TASK:
Write out the listing below exactly, and omit any images you find in it.

DATA EXCERPT:
*-*-*
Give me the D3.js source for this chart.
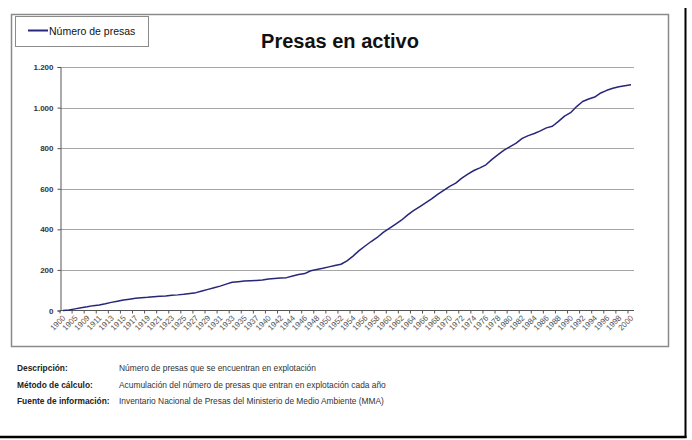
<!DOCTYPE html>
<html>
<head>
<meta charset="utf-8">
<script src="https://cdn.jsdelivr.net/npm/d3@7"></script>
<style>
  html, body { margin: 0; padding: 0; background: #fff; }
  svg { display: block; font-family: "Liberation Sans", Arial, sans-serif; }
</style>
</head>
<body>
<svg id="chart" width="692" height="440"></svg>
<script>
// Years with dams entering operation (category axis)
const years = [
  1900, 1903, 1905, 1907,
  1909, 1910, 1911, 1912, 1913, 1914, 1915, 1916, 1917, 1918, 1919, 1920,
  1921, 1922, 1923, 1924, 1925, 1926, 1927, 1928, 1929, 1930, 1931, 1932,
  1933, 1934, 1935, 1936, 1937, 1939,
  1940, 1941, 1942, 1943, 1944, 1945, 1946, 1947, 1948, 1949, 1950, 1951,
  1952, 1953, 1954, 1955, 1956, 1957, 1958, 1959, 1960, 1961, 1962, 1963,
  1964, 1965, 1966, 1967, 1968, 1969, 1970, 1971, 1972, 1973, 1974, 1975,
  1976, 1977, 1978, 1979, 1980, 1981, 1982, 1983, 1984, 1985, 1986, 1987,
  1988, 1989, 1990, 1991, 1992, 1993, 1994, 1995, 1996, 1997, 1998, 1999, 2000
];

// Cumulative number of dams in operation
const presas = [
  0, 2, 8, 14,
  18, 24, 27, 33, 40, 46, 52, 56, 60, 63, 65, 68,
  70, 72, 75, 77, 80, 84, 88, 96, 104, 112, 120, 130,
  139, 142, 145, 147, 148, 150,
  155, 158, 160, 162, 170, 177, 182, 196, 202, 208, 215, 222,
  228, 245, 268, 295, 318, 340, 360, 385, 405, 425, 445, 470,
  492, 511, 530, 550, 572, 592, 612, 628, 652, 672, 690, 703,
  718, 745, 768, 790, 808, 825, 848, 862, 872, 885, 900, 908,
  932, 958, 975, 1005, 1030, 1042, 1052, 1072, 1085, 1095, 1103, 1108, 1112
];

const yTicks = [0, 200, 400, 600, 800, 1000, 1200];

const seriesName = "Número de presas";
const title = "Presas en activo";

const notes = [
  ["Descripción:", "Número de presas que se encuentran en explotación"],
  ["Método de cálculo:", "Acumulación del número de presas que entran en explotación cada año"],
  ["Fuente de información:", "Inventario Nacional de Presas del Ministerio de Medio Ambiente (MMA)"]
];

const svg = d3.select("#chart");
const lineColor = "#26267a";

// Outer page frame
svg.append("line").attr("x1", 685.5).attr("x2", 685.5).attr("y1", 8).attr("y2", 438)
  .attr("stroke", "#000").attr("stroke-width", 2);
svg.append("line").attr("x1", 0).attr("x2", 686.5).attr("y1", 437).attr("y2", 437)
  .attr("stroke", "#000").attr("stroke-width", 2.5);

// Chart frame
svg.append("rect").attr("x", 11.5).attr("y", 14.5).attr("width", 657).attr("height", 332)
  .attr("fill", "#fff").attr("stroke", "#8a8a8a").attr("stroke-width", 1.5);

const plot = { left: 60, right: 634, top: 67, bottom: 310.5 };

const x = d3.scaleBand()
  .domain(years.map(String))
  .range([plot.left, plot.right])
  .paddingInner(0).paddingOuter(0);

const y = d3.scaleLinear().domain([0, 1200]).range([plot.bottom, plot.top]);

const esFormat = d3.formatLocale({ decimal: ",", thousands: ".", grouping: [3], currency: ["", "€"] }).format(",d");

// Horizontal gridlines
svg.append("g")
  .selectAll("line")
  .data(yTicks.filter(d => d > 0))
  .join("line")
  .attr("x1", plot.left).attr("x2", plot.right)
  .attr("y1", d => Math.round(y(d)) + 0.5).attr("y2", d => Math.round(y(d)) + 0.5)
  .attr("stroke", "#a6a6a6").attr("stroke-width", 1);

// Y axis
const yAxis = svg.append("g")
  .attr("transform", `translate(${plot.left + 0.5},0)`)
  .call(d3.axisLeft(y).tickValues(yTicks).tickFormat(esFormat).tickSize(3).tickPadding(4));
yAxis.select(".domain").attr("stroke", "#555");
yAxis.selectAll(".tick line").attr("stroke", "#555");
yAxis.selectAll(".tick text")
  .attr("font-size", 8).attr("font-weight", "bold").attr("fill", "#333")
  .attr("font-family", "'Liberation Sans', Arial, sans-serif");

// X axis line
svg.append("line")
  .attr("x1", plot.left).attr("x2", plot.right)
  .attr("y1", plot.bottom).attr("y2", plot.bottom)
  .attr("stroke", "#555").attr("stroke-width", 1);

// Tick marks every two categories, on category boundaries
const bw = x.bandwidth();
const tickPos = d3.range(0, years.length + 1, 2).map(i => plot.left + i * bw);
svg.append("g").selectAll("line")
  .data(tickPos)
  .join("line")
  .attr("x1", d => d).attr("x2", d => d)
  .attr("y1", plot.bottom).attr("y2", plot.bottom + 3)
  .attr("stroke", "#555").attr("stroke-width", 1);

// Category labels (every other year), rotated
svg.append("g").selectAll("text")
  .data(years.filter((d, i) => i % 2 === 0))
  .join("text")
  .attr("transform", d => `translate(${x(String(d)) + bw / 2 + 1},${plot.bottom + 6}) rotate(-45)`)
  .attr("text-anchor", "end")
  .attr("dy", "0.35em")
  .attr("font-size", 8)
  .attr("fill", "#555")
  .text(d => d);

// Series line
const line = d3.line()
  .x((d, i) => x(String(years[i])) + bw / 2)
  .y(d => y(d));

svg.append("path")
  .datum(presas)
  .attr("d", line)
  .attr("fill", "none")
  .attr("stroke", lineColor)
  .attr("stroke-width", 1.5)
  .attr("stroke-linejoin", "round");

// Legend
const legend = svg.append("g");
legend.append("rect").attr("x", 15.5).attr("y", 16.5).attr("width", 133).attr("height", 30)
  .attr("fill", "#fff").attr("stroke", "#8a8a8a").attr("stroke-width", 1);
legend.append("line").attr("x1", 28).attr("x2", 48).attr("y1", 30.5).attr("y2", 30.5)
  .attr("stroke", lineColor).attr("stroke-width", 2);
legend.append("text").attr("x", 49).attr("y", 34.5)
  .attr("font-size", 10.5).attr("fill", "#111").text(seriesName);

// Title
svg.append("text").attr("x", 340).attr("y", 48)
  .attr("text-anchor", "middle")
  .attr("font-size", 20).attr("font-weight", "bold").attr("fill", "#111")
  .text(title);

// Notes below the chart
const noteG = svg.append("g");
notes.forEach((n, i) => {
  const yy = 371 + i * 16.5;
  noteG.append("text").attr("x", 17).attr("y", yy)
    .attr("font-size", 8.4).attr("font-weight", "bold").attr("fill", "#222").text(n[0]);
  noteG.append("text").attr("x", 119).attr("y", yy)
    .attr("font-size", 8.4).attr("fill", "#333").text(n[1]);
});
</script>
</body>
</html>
*-*-*
FINAL RESULT:
Give me the D3.js source for this chart.
<!DOCTYPE html>
<html>
<head>
<meta charset="utf-8">
<script src="https://cdn.jsdelivr.net/npm/d3@7"></script>
<style>
  html, body { margin: 0; padding: 0; background: #fff; }
  svg { display: block; font-family: "Liberation Sans", Arial, sans-serif; }
</style>
</head>
<body>
<svg id="chart" width="692" height="440"></svg>
<script>
// Years with dams entering operation (category axis)
const years = [
  1900, 1903, 1905, 1907,
  1909, 1910, 1911, 1912, 1913, 1914, 1915, 1916, 1917, 1918, 1919, 1920,
  1921, 1922, 1923, 1924, 1925, 1926, 1927, 1928, 1929, 1930, 1931, 1932,
  1933, 1934, 1935, 1936, 1937, 1939,
  1940, 1941, 1942, 1943, 1944, 1945, 1946, 1947, 1948, 1949, 1950, 1951,
  1952, 1953, 1954, 1955, 1956, 1957, 1958, 1959, 1960, 1961, 1962, 1963,
  1964, 1965, 1966, 1967, 1968, 1969, 1970, 1971, 1972, 1973, 1974, 1975,
  1976, 1977, 1978, 1979, 1980, 1981, 1982, 1983, 1984, 1985, 1986, 1987,
  1988, 1989, 1990, 1991, 1992, 1993, 1994, 1995, 1996, 1997, 1998, 1999, 2000
];

// Cumulative number of dams in operation
const presas = [
  0, 2, 8, 14,
  18, 24, 27, 33, 40, 46, 52, 56, 60, 63, 65, 68,
  70, 72, 75, 77, 80, 84, 88, 96, 104, 112, 120, 130,
  139, 142, 145, 147, 148, 150,
  155, 158, 160, 162, 170, 177, 182, 196, 202, 208, 215, 222,
  228, 245, 268, 295, 318, 340, 360, 385, 405, 425, 445, 470,
  492, 511, 530, 550, 572, 592, 612, 628, 652, 672, 690, 703,
  718, 745, 768, 790, 808, 825, 848, 862, 872, 885, 900, 908,
  932, 958, 975, 1005, 1030, 1042, 1052, 1072, 1085, 1095, 1103, 1108, 1112
];

const yTicks = [0, 200, 400, 600, 800, 1000, 1200];

const seriesName = "Número de presas";
const title = "Presas en activo";

const notes = [
  ["Descripción:", "Número de presas que se encuentran en explotación"],
  ["Método de cálculo:", "Acumulación del número de presas que entran en explotación cada año"],
  ["Fuente de información:", "Inventario Nacional de Presas del Ministerio de Medio Ambiente (MMA)"]
];

const svg = d3.select("#chart");
const lineColor = "#26267a";

// Outer page frame
svg.append("line").attr("x1", 685.5).attr("x2", 685.5).attr("y1", 8).attr("y2", 438)
  .attr("stroke", "#000").attr("stroke-width", 2);
svg.append("line").attr("x1", 0).attr("x2", 686.5).attr("y1", 437).attr("y2", 437)
  .attr("stroke", "#000").attr("stroke-width", 2.5);

// Chart frame
svg.append("rect").attr("x", 11.5).attr("y", 14.5).attr("width", 657).attr("height", 332)
  .attr("fill", "#fff").attr("stroke", "#8a8a8a").attr("stroke-width", 1.5);

const plot = { left: 60, right: 634, top: 67, bottom: 310.5 };

const x = d3.scaleBand()
  .domain(years.map(String))
  .range([plot.left, plot.right])
  .paddingInner(0).paddingOuter(0);

const y = d3.scaleLinear().domain([0, 1200]).range([plot.bottom, plot.top]);

const esFormat = d3.formatLocale({ decimal: ",", thousands: ".", grouping: [3], currency: ["", "€"] }).format(",d");

// Horizontal gridlines
svg.append("g")
  .selectAll("line")
  .data(yTicks.filter(d => d > 0))
  .join("line")
  .attr("x1", plot.left).attr("x2", plot.right)
  .attr("y1", d => Math.round(y(d)) + 0.5).attr("y2", d => Math.round(y(d)) + 0.5)
  .attr("stroke", "#a6a6a6").attr("stroke-width", 1);

// Y axis
const yAxis = svg.append("g")
  .attr("transform", `translate(${plot.left + 0.5},0)`)
  .call(d3.axisLeft(y).tickValues(yTicks).tickFormat(esFormat).tickSize(3).tickPadding(4));
yAxis.select(".domain").attr("stroke", "#555");
yAxis.selectAll(".tick line").attr("stroke", "#555");
yAxis.selectAll(".tick text")
  .attr("font-size", 8).attr("font-weight", "bold").attr("fill", "#333")
  .attr("font-family", "'Liberation Sans', Arial, sans-serif");

// X axis line
svg.append("line")
  .attr("x1", plot.left).attr("x2", plot.right)
  .attr("y1", plot.bottom).attr("y2", plot.bottom)
  .attr("stroke", "#555").attr("stroke-width", 1);

// Tick marks every two categories, on category boundaries
const bw = x.bandwidth();
const tickPos = d3.range(0, years.length + 1, 2).map(i => plot.left + i * bw);
svg.append("g").selectAll("line")
  .data(tickPos)
  .join("line")
  .attr("x1", d => d).attr("x2", d => d)
  .attr("y1", plot.bottom).attr("y2", plot.bottom + 3)
  .attr("stroke", "#555").attr("stroke-width", 1);

// Category labels (every other year), rotated
svg.append("g").selectAll("text")
  .data(years.filter((d, i) => i % 2 === 0))
  .join("text")
  .attr("transform", d => `translate(${x(String(d)) + bw / 2 + 1},${plot.bottom + 6}) rotate(-45)`)
  .attr("text-anchor", "end")
  .attr("dy", "0.35em")
  .attr("font-size", 8)
  .attr("fill", "#555")
  .text(d => d);

// Series line
const line = d3.line()
  .x((d, i) => x(String(years[i])) + bw / 2)
  .y(d => y(d));

svg.append("path")
  .datum(presas)
  .attr("d", line)
  .attr("fill", "none")
  .attr("stroke", lineColor)
  .attr("stroke-width", 1.5)
  .attr("stroke-linejoin", "round");

// Legend
const legend = svg.append("g");
legend.append("rect").attr("x", 15.5).attr("y", 16.5).attr("width", 133).attr("height", 30)
  .attr("fill", "#fff").attr("stroke", "#8a8a8a").attr("stroke-width", 1);
legend.append("line").attr("x1", 28).attr("x2", 48).attr("y1", 30.5).attr("y2", 30.5)
  .attr("stroke", lineColor).attr("stroke-width", 2);
legend.append("text").attr("x", 49).attr("y", 34.5)
  .attr("font-size", 10.5).attr("fill", "#111").text(seriesName);

// Title
svg.append("text").attr("x", 340).attr("y", 48)
  .attr("text-anchor", "middle")
  .attr("font-size", 20).attr("font-weight", "bold").attr("fill", "#111")
  .text(title);

// Notes below the chart
const noteG = svg.append("g");
notes.forEach((n, i) => {
  const yy = 371 + i * 16.5;
  noteG.append("text").attr("x", 17).attr("y", yy)
    .attr("font-size", 8.4).attr("font-weight", "bold").attr("fill", "#222").text(n[0]);
  noteG.append("text").attr("x", 119).attr("y", yy)
    .attr("font-size", 8.4).attr("fill", "#333").text(n[1]);
});
</script>
</body>
</html>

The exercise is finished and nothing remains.